Sur la question économique aussi, l’expert fait preuve de mesure. “Actuellement, les coûts des technologies sont extrêmement élevés car nous sommes à des prix qui sont presque ceux de prototypes, mais rien n’indique que cela est voué à rester ainsi. A contrario, il reste difficile d’estimer avec précision quand et à quel point les prix baisseront car cela repose en partie sur des innovations technologiques. Certaines d’entre elles sont déjà connues, d’autres moins, ou pas.” Emmanuel Bensadoun en veut pour preuve ce qui s’est passé autour de la technologie des batteries à lithium. Le genre de batteries qui équiperont les trains allemands de Basse-Saxe pour compléter la décarbonation du réseau. Dans les premiers temps, celles-ci avaient un coût extrêmement élevé, presque prohibitif. Mais, progressivement, une production de plus en plus massive a permis de les rendre accessibles, puis démocratisables. Idem pour la mobilité routière lourde fonctionnant à l’hydrogène : “Des études ont montré qu’à partir d’une certaine cadence de production, il y a un effondrement des coûts, qui se rapprochent de ceux des véhicules traditionnels.

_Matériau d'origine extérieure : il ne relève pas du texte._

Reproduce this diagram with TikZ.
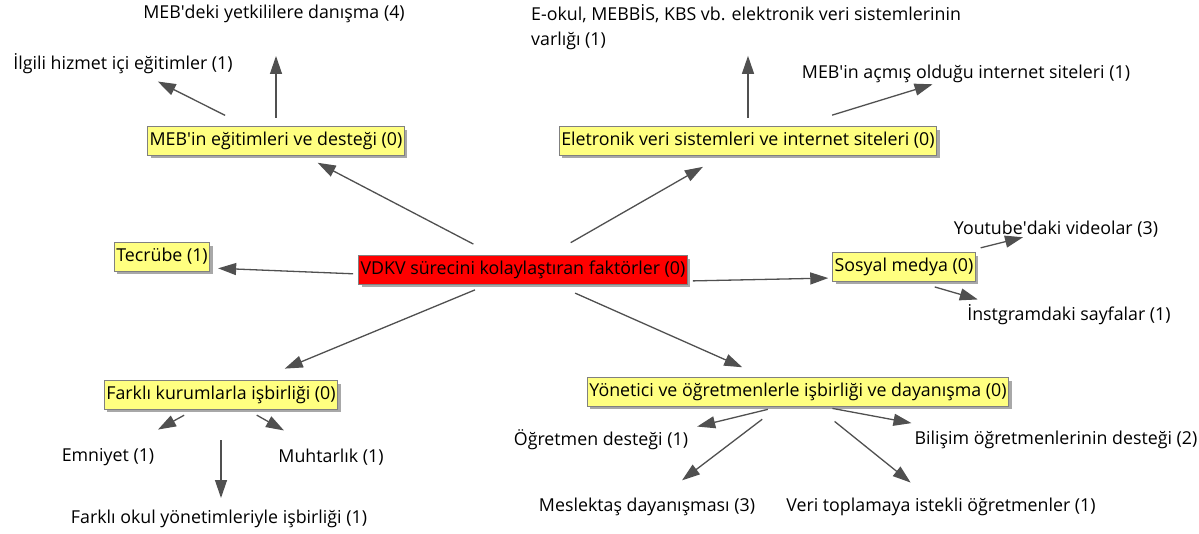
\documentclass[tikz,border=0pt]{standalone}
\usepackage{fontspec}
\setmainfont{Open Sans}
\usetikzlibrary{arrows.meta,shadows,calc}
\definecolor{boxyellow}{HTML}{FFFF80}
\definecolor{boxedge}{HTML}{808080}
\definecolor{shadowgray}{HTML}{A8A8A8}
\definecolor{linegray}{HTML}{505050}
\newcommand\apo{\textquotesingle}
\begin{document}
\begin{tikzpicture}[x=1pt,y=-1pt,
  font=\fontsize{17.8}{25}\selectfont,
  box/.style={draw=boxedge, line width=0.8pt, fill=boxyellow, inner xsep=2pt, inner ysep=5.5pt,
    text height=13pt, text depth=4.5pt,
    drop shadow={shadow xshift=3pt, shadow yshift=-3pt, fill=shadowgray, opacity=1}},
  leaf/.style={inner sep=0pt},
  arr/.style={draw=linegray, line width=1.3pt, -{Triangle[length=18pt,width=12pt,fill=linegray]}}]
\useasboundingbox (0,0) rectangle (1199,534);
\fill[white] (0,0) rectangle (1199,534);
% category boxes
\node[box, fill=red] (c) at (523,270) {VDKV sürecini kolaylaştıran faktörler (0)};
\node[box] (m) at (276,141) {MEB\apo in eğitimleri ve desteği (0)};
\node[box] (e) at (748,141) {Eletronik veri sistemleri ve internet siteleri (0)};
\node[box] (t) at (162,257) {Tecrübe (1)};
\node[box] (s) at (904,267) {Sosyal medya (0)};
\node[box] (f) at (221,395) {Farklı kurumlarla işbirliği (0)};
\node[box] (y) at (798,392) {Yönetici ve öğretmenlerle işbirliği ve dayanışma (0)};
% leaves
\node[leaf] (m1) at (274,14) {MEB\apo deki yetkililere danışma (4)};
\node[leaf] (m2) at (123,64) {İlgili hizmet içi eğitimler (1)};
\node[leaf, anchor=north west, align=left] (e1) at (531,4) {E-okul, MEBBİS, KBS vb. elektronik veri sistemlerinin\\varlığı (1)};
\node[leaf] (e2) at (966,74) {MEB\apo in açmış olduğu internet siteleri (1)};
\node[leaf] (s1) at (1056,229) {Youtube\apo daki videolar (3)};
\node[leaf] (s2) at (1069,315) {İnstgramdaki sayfalar (1)};
\node[leaf] (f1) at (108,457) {Emniyet (1)};
\node[leaf] (f2) at (331,457) {Muhtarlık (1)};
\node[leaf] (f3) at (219,519) {Farklı okul yönetimleriyle işbirliği (1)};
\node[leaf] (y1) at (601,440) {Öğretmen desteği (1)};
\node[leaf] (y2) at (1056,440) {Bilişim öğretmenlerinin desteği (2)};
\node[leaf] (y3) at (647,507) {Meslektaş dayanışması (3)};
\node[leaf] (y4) at (941,507) {Veri toplamaya istekli öğretmenler (1)};
% connectors from the centre
\draw[arr, shorten <=56pt, shorten >=47pt] (c.center) -- (m.center);
\draw[arr, shorten <=55pt, shorten >=52pt] (c.center) -- (e.center);
\draw[arr, shorten <=5pt, shorten >=8pt] ([yshift=-4pt]c.west) -- ([yshift=-11pt]t.east);
\draw[arr, shorten <=5pt, shorten >=4pt] ([yshift=-11pt]c.east) -- ([yshift=-11pt]s.west);
\draw[arr, shorten <=52pt, shorten >=69pt] (c.center) -- (f.center);
\draw[arr, shorten <=57pt, shorten >=61pt] (c.center) -- (y.center);
% MEB
\draw[arr, shorten <=23pt, shorten >=42pt] (m.center) -- (m.center |- m1.center);
\draw[arr, shorten <=57pt, shorten >=39pt] (m.center) -- (m2.center);
% electronic
\draw[arr, shorten <=23pt, shorten >=29pt] (e.center) -- (e.center |- e1.center);
\draw[arr, shorten <=88pt, shorten >=35pt] (e.center) -- (e2.center);
% social media
\draw[arr, shorten <=79pt, shorten >=34pt] (s.center) -- (s1.center);
\draw[arr, shorten <=32pt, shorten >=95pt] ([yshift=-11pt]s.center) -- ([yshift=-11pt]s2.center);
% institutions
\draw[arr, shorten <=42pt, shorten >=57pt] (f.center) -- (f1.center);
\draw[arr, shorten <=41pt, shorten >=54pt] (f.center) -- (f2.center);
\draw[arr, shorten <=45pt, shorten >=21pt] (f.center) -- (f.center |- f3.center);
% teachers
\draw[arr, shorten <=31pt, shorten >=99pt] ([yshift=-10pt]y.center) -- ([yshift=-10pt]y1.center);
\draw[arr, shorten <=35pt, shorten >=147pt] ([yshift=-10pt]y.center) -- ([yshift=-10pt]y2.center);
\draw[arr, shorten <=45pt, shorten >=44pt] (y.center) -- (y3.center);
\draw[arr, shorten <=47pt, shorten >=39pt] (y.center) -- (y4.center);
\end{tikzpicture}
\end{document}
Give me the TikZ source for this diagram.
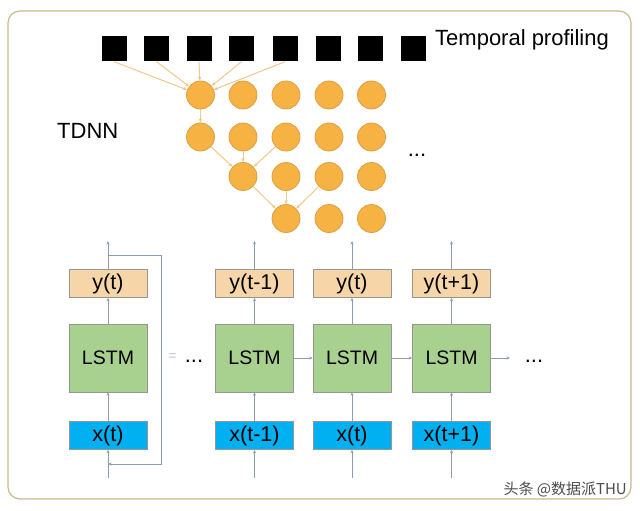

C’est pareil pour les trains à hydrogène, il y a beaucoup d’incertitudes mais une fois que la solution technique sera figée, que le prix de l’hydrogène vert sera stabilisé et que le prix de production sera adapté à une application commerciale, nous pourrons véritablement étudier la pertinence du train à hydrogène dans la décarbonation du ferroviaire”.


En effet, malgré les convictions de tout un chacun, les gros contrats annoncés comme prophétiques et les volte-face annoncées comme eschatologiques, l’usage du train à hydrogène reste sujet à débat. “En réalité, l’arbitrage entre les trains à hydrogène et les trains à batteries dépendra systématiquement de la ligne que l’on veut décarboner. De nombreux éléments entrent en ligne de compte, ce qu’on peut intégrer comme nouveaux matériels dans les gares concernées par exemple. De manière générale, il y a fort à parier que le déploiement de cette technologie sur le rail et des plateformes ferroviaires correspondantes soit assez modeste. L’hydrogène ne sera qu’une solution secondaire pour décarboner le train”, conclut le responsable du pôle Expertise/Études de France Hydrogène. Une fois encore, tout est dit : il n’y a pas une seule et unique solution pour une mobilité propre. Il y a des solutions ponctuelles, locales, adaptées à des contextes bien particuliers. Ceux qui disent le contraire ont certainement quelque chose à vendre à nos dirigeants.